To expand, tweet JSON can have a structure that looks a little bit like this (only much, much worse):

[
  {
    "Root1": {
      "bar": false,
      "quz": 1
    },
    "rOOt2": {
      "quz": 2,
      "bar": false
    },
    "ROOT3": [
      {
        "id": 1,
        "id_str": 2
      }
    ],
    "ROot4": [
        "id": -37,
        "id_str": 75
    ]
    "roOT5": "blah"
  }
]

If you write a regex that searches for the bar field, you most likely won’t be able to tell whether its parent is Root1 or rOOt2. A similar issue happens with the id_str and id keys.

Alan Kilborn

@Mark-Olson said:

Tweet JSON is extremely complex and deeply nested, with some fields appearing at different nesting depths. The created_at field, for example, appears in the root object, the retweeted_status child of the root object, and the user child of the root object. If the JSON file is printed out with no depth-based indentation, your regex has no way of differentiating between these created_at fields. The full_text field could also appear at different nesting depths.

and blah blah blah…

I hope that’s for the benefit of the OP and not me, because I don’t care an iota about Tweet JSON or WTF the data is. I sold my solution as simple-minded, it’s up to OP to decide if it works for him, or to keep pursuing some other solution.
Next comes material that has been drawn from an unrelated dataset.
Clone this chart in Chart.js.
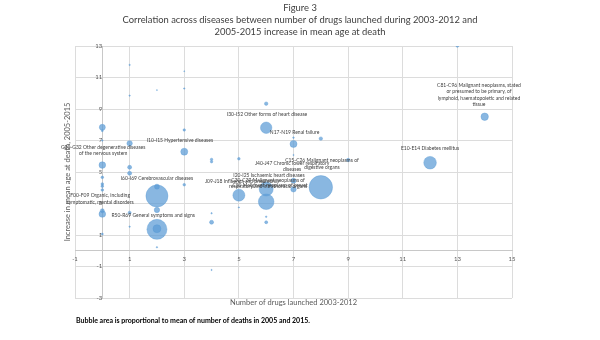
<!DOCTYPE html>
<html>
<head>
<meta charset="utf-8">
<script src="https://cdn.jsdelivr.net/npm/chart.js@4.4.1/dist/chart.umd.min.js"></script>
<style>
html, body { margin: 0; padding: 0; background: #fff; }
#wrap { width: 600px; height: 340px; }
</style>
</head>
<body>
<div id="wrap"><canvas id="chart"></canvas></div>
<script>
// データ
// 2003-2012年の新薬数
var drugs = [0,0,0,0,0,0,0,0,0,0,0,
             1,1,1,1,1,1,1,
             2,2,2,2,2,2,2,
             3,3,3,3,3,
             4,4,4,4,4,
             5,5,5,
             6,6,6,6,6,6,
             7,7,7,7,7,
             8,8,
             9, 12, 13, 14];
// 2005-2015年の平均死亡年齢の上昇
var ageGain = [7.84,7.62,7.0,5.44,4.66,4.24,4.1,3.86,2.54,2.33,1.06,
               11.8,9.85,6.82,5.30,4.92,2.42,1.53,
               10.2,4.07,3.48,2.59,1.36,1.40,0.22,
               11.4,10.3,7.67,6.29,4.19,
               5.80,5.65,2.38,1.81,-1.22,
               5.84,3.53,2.75,
               9.34,7.81,3.92,3.11,2.16,1.81,
               7.18,6.78,6.08,4.45,3.90,
               7.12,4.03,
               5.76, 5.59, 13.0, 8.51];
// 死亡数（2005年と2015年の平均, 相対値）
var deaths = [36,4,2.5,44,7,7,7,7,16,44,4,
              2,2,29,16,16,9,2,
              1,25,484,29,400,64,2,
              1,2,6,49,7,
              6,6,2,16,1.5,
              7,144,1.5,
              12,130,196,243,2.5,9,
              2.5,49,1.5,25,29,
              12,548,
              12, 159, 7, 55];

var xTicks = [-1, 1, 3, 5, 7, 9, 11, 13, 15];
var yTicks = [-3, -1, 1, 3, 5, 7, 9, 11, 13];

// 疾患ラベル（x, y はデータ座標）
var labelText = [
    ["G30-G32 Other degenerative diseases", "of the nervous system"],
    ["I10-I15 Hypertensive diseases"],
    ["I60-I69 Cerebrovascular diseases"],
    ["F00-F09 Organic, including", "symptomatic, mental disorders"],
    ["R50-R69 General symptoms and signs"],
    ["I30-I52 Other forms of heart disease"],
    ["N17-N19 Renal failure"],
    ["J40-J47 Chronic lower respiratory", "diseases"],
    ["C15-C26 Malignant neoplasms of", "digestive organs"],
    ["I20-I25 Ischaemic heart diseases"],
    ["J09-J18 Influenza and pneumonia"],
    ["C30-C39 Malignant neoplasms of", "respiratory and intrathoracic organs"],
    ["C50 Malignant neoplasm of breast"],
    ["E10-E14 Diabetes mellitus"],
    ["C81-C96 Malignant neoplasms, stated", "or presumed to be primary, of", "lymphoid, haematopoietic and related", "tissue"]
];
var labelX = [0.03, 2.84, 2.0, -0.08, 1.86, 6.03, 7.04, 6.95, 8.04, 6.10, 5.11, 6.07, 6.14, 12.0, 13.79];
var labelY = [6.37, 7.03, 4.62, 3.30, 2.27, 8.66, 7.50, 5.36, 5.51, 4.79, 4.38, 4.28, 4.12, 6.48, 9.89];

var FONT = 'Lato, "Liberation Sans", sans-serif';

var points = drugs.map(function (d, i) {
    return { x: d, y: ageGain[i], r: 0.5 * Math.sqrt(deaths[i]) };
});

// 文字をまとめて描くプラグイン
var textPlugin = {
    id: 'texts',
    afterDatasetsDraw: function (chart) {
        var ctx = chart.ctx;
        var xs = chart.scales.x, ys = chart.scales.y;
        ctx.save();
        ctx.fillStyle = '#404040';
        ctx.font = '5px ' + FONT;
        ctx.textAlign = 'center';
        ctx.textBaseline = 'middle';
        labelText.forEach(function (lines, i) {
            var px = xs.getPixelForValue(labelX[i]);
            var py = ys.getPixelForValue(labelY[i]);
            var lh = 6.6;
            var top = py - (lines.length - 1) * lh / 2;
            lines.forEach(function (t, j) {
                ctx.fillText(t, px, top + j * lh);
            });
        });
        ctx.restore();
    },
    afterDraw: function (chart) {
        var ctx = chart.ctx;
        var area = chart.chartArea;
        ctx.save();
        // タイトル
        ctx.fillStyle = '#404040';
        ctx.textAlign = 'center';
        ctx.textBaseline = 'middle';
        ctx.font = '9.4px ' + FONT;
        ctx.fillText('Figure 3', 300, 8);
        ctx.fillText('Correlation across diseases between number of drugs launched during 2003-2012 and', 300, 20);
        ctx.fillText('2005-2015 increase in mean age at death', 300, 31.5);
        // 軸タイトル
        ctx.fillStyle = '#595959';
        ctx.font = '7.5px ' + FONT;
        ctx.fillText('Number of drugs launched 2003-2012', (area.left + area.right) / 2, 303);
        ctx.translate(68, (area.top + area.bottom) / 2);
        ctx.rotate(-Math.PI / 2);
        ctx.fillText('Increase in mean age at death, 2005-2015', 0, 0);
        ctx.restore();
        // 注記
        ctx.save();
        ctx.fillStyle = '#000';
        ctx.font = 'bold 7px ' + FONT;
        ctx.textAlign = 'left';
        ctx.textBaseline = 'middle';
        ctx.fillText('Bubble area is proportional to mean of number of deaths in 2005 and 2015.', 76, 321);
        ctx.restore();
    }
};

new Chart(document.getElementById('chart'), {
    type: 'bubble',
    data: {
        datasets: [{
            data: points,
            backgroundColor: 'rgba(91, 155, 213, 0.72)',
            borderColor: 'rgba(91, 155, 213, 0.8)',
            borderWidth: 0.5
        }]
    },
    options: {
        responsive: true,
        maintainAspectRatio: false,
        animation: false,
        devicePixelRatio: 1,
        layout: { padding: { left: 75, right: 88, top: 46, bottom: 42 } },
        plugins: {
            legend: { display: false },
            tooltip: { enabled: false }
        },
        scales: {
            x: {
                type: 'linear',
                position: { y: 0 },
                min: xTicks[0],
                max: xTicks[xTicks.length - 1],
                afterBuildTicks: function (s) { s.ticks = xTicks.map(function (v) { return { value: v }; }); },
                ticks: { color: '#595959', font: { size: 6, family: FONT }, padding: 2, maxRotation: 0 },
                grid: { color: '#dcdcdc', tickLength: 3 },
                border: { color: '#c8c8c8' }
            },
            y: {
                type: 'linear',
                position: { x: 0 },
                min: yTicks[0],
                max: yTicks[yTicks.length - 1],
                afterBuildTicks: function (s) { s.ticks = yTicks.map(function (v) { return { value: v }; }); },
                ticks: { color: '#595959', font: { size: 6, family: FONT }, padding: 2 },
                grid: { color: '#dcdcdc', tickLength: 3 },
                border: { color: '#c8c8c8' }
            }
        }
    },
    plugins: [textPlugin]
});
</script>
</body>
</html>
Know thy data…understand how you’re manipulating it – this is OP’s responsibility. As is asking a full and complete question, with representative data fully shown.

Alen Mark

@Roni-Segoly
Yes, it’s definitely possible to extract specific lines from your large JS file in Notepad++, and there are a couple of ways you can approach this:

Using Regular Expressions (Regex): Notepad++ has a powerful “Find” feature that supports regular expressions, which can help you search for patterns in your file. If you know the structure of the lines containing the specific strings you want to extract, you can use a regex search to locate them together.

Here’s how to use Regex in Notepad++:

Press Ctrl + F to open the Find dialog.
Go to the Find tab and select Regular expression in the search mode.
Use a regex pattern to find the string you need along with its corresponding line. For example:
markdown
Copy code
(YourFirstString.*\n.*YourSecondString)
This will match the first line with YourFirstString and the line immediately after it with YourSecondString.

Using a Script Plugin: If you’re dealing with more complex extractions or specific logic, you might want to install the PythonScript or NppExec plugin, which allows you to write and execute small scripts directly in Notepad++. You can write a script that reads the file line by line, checks for the matching strings, and extracts the corresponding lines as needed.

These methods should help you extract the corresponding lines from your large JS file. If you have more details on the structure, I could help refine the search process further!

PeterJones

@Alen-Mark ,

Please note: this is the second time you’ve come to the forum and posted ultra-generic content that sounds vaguely on-topic: it is highly reminiscent of AI-generated phraseology.

Please understand that posting AI-Generated content is expressly forbidden in this forum. And if your posts continue to appear as if they are – whether or not they are – you are likely to get banned. If you wish to avoid looking like (and getting banned as) AI, then I suggest you tailor your replies to the individual posts, rather than providing overly-generic responses that don’t take into account the context of the entire conversation.